--- start DATASET EXCERPT ---

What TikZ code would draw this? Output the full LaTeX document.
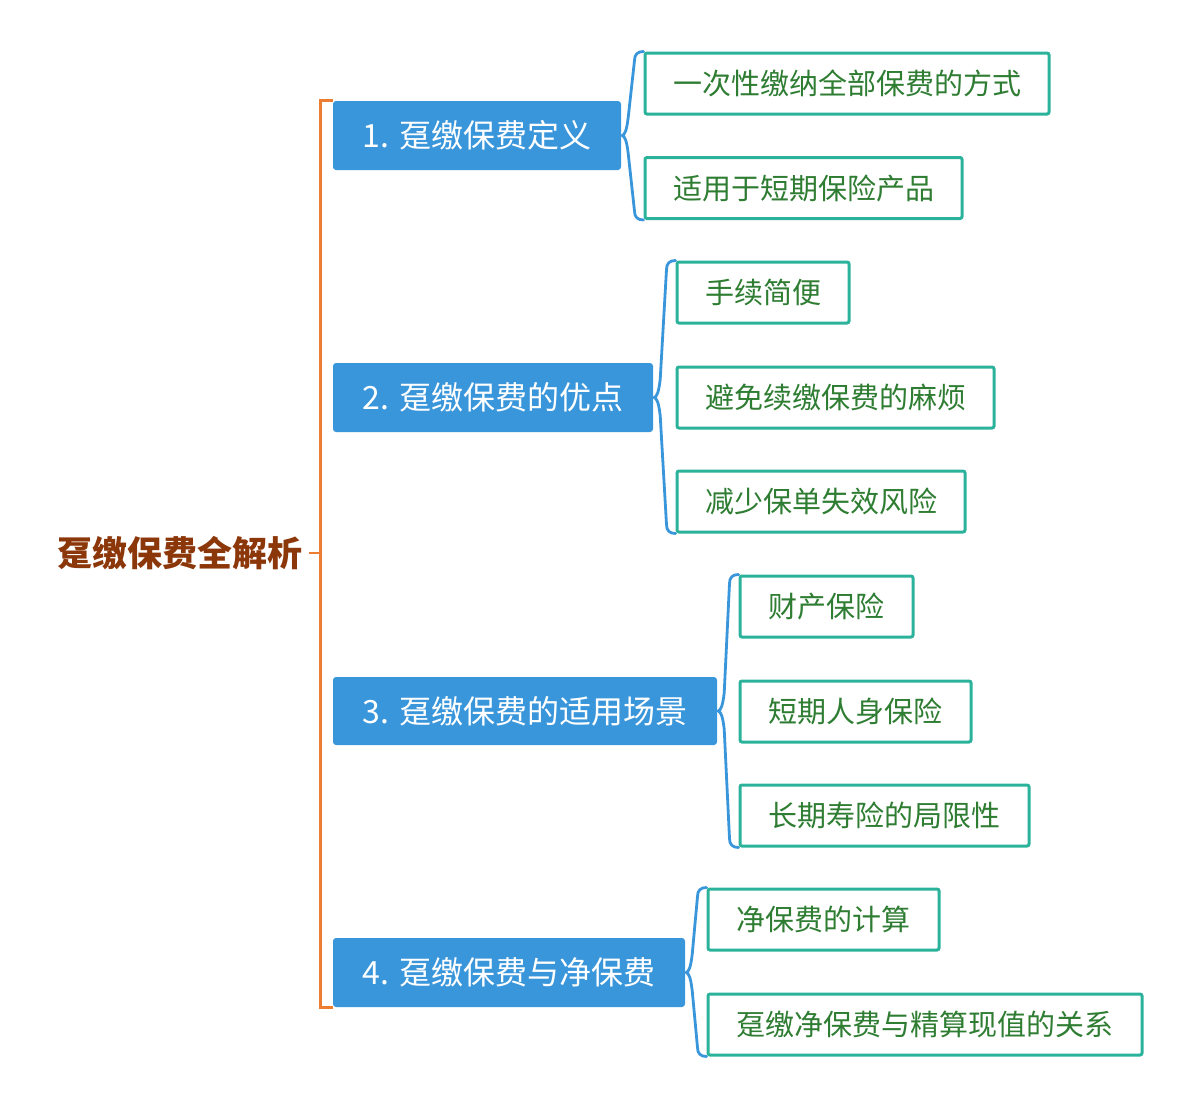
\documentclass[tikz,border=0pt]{standalone}
\usepackage{fontspec}
\newfontfamily\cjk{Noto Sans CJK SC}
\usetikzlibrary{calc}
\definecolor{boxblue}{HTML}{3A96DB}
\definecolor{bordteal}{HTML}{2AB29A}
\definecolor{txtgreen}{HTML}{2E7D32}
\definecolor{rootbrown}{HTML}{8C370A}
\definecolor{brorange}{HTML}{ED7D31}
\tikzset{
  lvlone/.style={fill=boxblue, rounded corners=3pt, text=white, font=\cjk\fontsize{32}{38}\selectfont, inner sep=0pt},
  lvltwo/.style={draw=bordteal, line width=3pt, fill=white, rounded corners=2pt, text=txtgreen, font=\cjk\fontsize{29}{35}\selectfont, inner sep=0pt, minimum height=61pt},
  rootnode/.style={text=rootbrown, font=\cjk\bfseries\fontsize{35}{42}\selectfont, inner sep=6pt},
  bracketline/.style={draw=brorange, line width=2.8pt},
  bracestyle/.style={draw=boxblue, line width=2.8pt, line join=round, line cap=round}
}
\newcommand{\mybrace}[3]{%
  \draw[bracestyle] let \p1=(#1.east), \p2=(#2.north west), \p3=(#3.south west) in
    (\x2,\y2) .. controls ({\x2-6pt},\y2) and ({\x2-9pt},{\y2-3pt}) .. ({\x2-9pt},{\y2-9pt})
    -- ({\x1+7pt},{\y1+18pt}) .. controls ({\x1+5.5pt},{\y1+6pt}) and ({\x1+4pt},{\y1+1pt}) .. ({\x1+1pt},\y1)
    .. controls ({\x1+4pt},{\y1-1pt}) and ({\x1+5.5pt},{\y1-6pt}) .. ({\x1+7pt},{\y1-18pt})
    -- ({\x3-9pt},{\y3+9pt}) .. controls ({\x3-9pt},{\y3+3pt}) and ({\x3-6pt},\y3) .. (\x3,\y3);}
\begin{document}
\begin{tikzpicture}[x=1pt,y=-1pt]
\useasboundingbox (0,0) rectangle (1200,1109);
\node[rootnode, anchor=east] (root) at (309,553) {趸缴保费全解析};
% level one
\node[lvlone, minimum width=288pt, minimum height=69pt] (p1) at (477,135.5) {1. 趸缴保费定义};
\node[lvlone, minimum width=320pt, minimum height=69pt] (p2) at (493,397.5) {2. 趸缴保费的优点};
\node[lvlone, minimum width=384pt, minimum height=68pt] (p3) at (525,711) {3. 趸缴保费的适用场景};
\node[lvlone, minimum width=352pt, minimum height=69pt] (p4) at (509,972.5) {4. 趸缴保费与净保费};
% level two
\node[lvltwo, minimum width=404pt] (c11) at (847,83.5) {一次性缴纳全部保费的方式};
\node[lvltwo, minimum width=317pt] (c12) at (803.5,188) {适用于短期保险产品};
\node[lvltwo, minimum width=172pt] (c21) at (763,292.5) {手续简便};
\node[lvltwo, minimum width=317pt] (c22) at (835.5,397.5) {避免续缴保费的麻烦};
\node[lvltwo, minimum width=288pt] (c23) at (821,501.5) {减少保单失效风险};
\node[lvltwo, minimum width=173pt] (c31) at (826.5,606.5) {财产保险};
\node[lvltwo, minimum width=231pt] (c32) at (855.5,711.5) {短期人身保险};
\node[lvltwo, minimum width=289pt] (c33) at (884.5,815.5) {长期寿险的局限性};
\node[lvltwo, minimum width=231pt] (c41) at (823.5,919.5) {净保费的计算};
\node[lvltwo, minimum width=434pt] (c42) at (925,1024.5) {趸缴净保费与精算现值的关系};
% orange bracket
\coordinate (bk) at (321,553);
\draw[bracketline] (p1.north west) -- ++(-12,0) |- (p4.south west);
\draw[bracketline] (root.east) -- (bk);
% braces
\mybrace{p1}{c11}{c12}
\mybrace{p2}{c21}{c23}
\mybrace{p3}{c31}{c33}
\mybrace{p4}{c41}{c42}
\end{tikzpicture}
\end{document}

--- end DATASET EXCERPT ---

GIVEN TASK: Retype the whole listing, keeping every line identical and omitting all pictures.

COMPLETE ANSWER:
What TikZ code would draw this? Output the full LaTeX document.
\documentclass[tikz,border=0pt]{standalone}
\usepackage{fontspec}
\newfontfamily\cjk{Noto Sans CJK SC}
\usetikzlibrary{calc}
\definecolor{boxblue}{HTML}{3A96DB}
\definecolor{bordteal}{HTML}{2AB29A}
\definecolor{txtgreen}{HTML}{2E7D32}
\definecolor{rootbrown}{HTML}{8C370A}
\definecolor{brorange}{HTML}{ED7D31}
\tikzset{
  lvlone/.style={fill=boxblue, rounded corners=3pt, text=white, font=\cjk\fontsize{32}{38}\selectfont, inner sep=0pt},
  lvltwo/.style={draw=bordteal, line width=3pt, fill=white, rounded corners=2pt, text=txtgreen, font=\cjk\fontsize{29}{35}\selectfont, inner sep=0pt, minimum height=61pt},
  rootnode/.style={text=rootbrown, font=\cjk\bfseries\fontsize{35}{42}\selectfont, inner sep=6pt},
  bracketline/.style={draw=brorange, line width=2.8pt},
  bracestyle/.style={draw=boxblue, line width=2.8pt, line join=round, line cap=round}
}
\newcommand{\mybrace}[3]{%
  \draw[bracestyle] let \p1=(#1.east), \p2=(#2.north west), \p3=(#3.south west) in
    (\x2,\y2) .. controls ({\x2-6pt},\y2) and ({\x2-9pt},{\y2-3pt}) .. ({\x2-9pt},{\y2-9pt})
    -- ({\x1+7pt},{\y1+18pt}) .. controls ({\x1+5.5pt},{\y1+6pt}) and ({\x1+4pt},{\y1+1pt}) .. ({\x1+1pt},\y1)
    .. controls ({\x1+4pt},{\y1-1pt}) and ({\x1+5.5pt},{\y1-6pt}) .. ({\x1+7pt},{\y1-18pt})
    -- ({\x3-9pt},{\y3+9pt}) .. controls ({\x3-9pt},{\y3+3pt}) and ({\x3-6pt},\y3) .. (\x3,\y3);}
\begin{document}
\begin{tikzpicture}[x=1pt,y=-1pt]
\useasboundingbox (0,0) rectangle (1200,1109);
\node[rootnode, anchor=east] (root) at (309,553) {趸缴保费全解析};
% level one
\node[lvlone, minimum width=288pt, minimum height=69pt] (p1) at (477,135.5) {1. 趸缴保费定义};
\node[lvlone, minimum width=320pt, minimum height=69pt] (p2) at (493,397.5) {2. 趸缴保费的优点};
\node[lvlone, minimum width=384pt, minimum height=68pt] (p3) at (525,711) {3. 趸缴保费的适用场景};
\node[lvlone, minimum width=352pt, minimum height=69pt] (p4) at (509,972.5) {4. 趸缴保费与净保费};
% level two
\node[lvltwo, minimum width=404pt] (c11) at (847,83.5) {一次性缴纳全部保费的方式};
\node[lvltwo, minimum width=317pt] (c12) at (803.5,188) {适用于短期保险产品};
\node[lvltwo, minimum width=172pt] (c21) at (763,292.5) {手续简便};
\node[lvltwo, minimum width=317pt] (c22) at (835.5,397.5) {避免续缴保费的麻烦};
\node[lvltwo, minimum width=288pt] (c23) at (821,501.5) {减少保单失效风险};
\node[lvltwo, minimum width=173pt] (c31) at (826.5,606.5) {财产保险};
\node[lvltwo, minimum width=231pt] (c32) at (855.5,711.5) {短期人身保险};
\node[lvltwo, minimum width=289pt] (c33) at (884.5,815.5) {长期寿险的局限性};
\node[lvltwo, minimum width=231pt] (c41) at (823.5,919.5) {净保费的计算};
\node[lvltwo, minimum width=434pt] (c42) at (925,1024.5) {趸缴净保费与精算现值的关系};
% orange bracket
\coordinate (bk) at (321,553);
\draw[bracketline] (p1.north west) -- ++(-12,0) |- (p4.south west);
\draw[bracketline] (root.east) -- (bk);
% braces
\mybrace{p1}{c11}{c12}
\mybrace{p2}{c21}{c23}
\mybrace{p3}{c31}{c33}
\mybrace{p4}{c41}{c42}
\end{tikzpicture}
\end{document}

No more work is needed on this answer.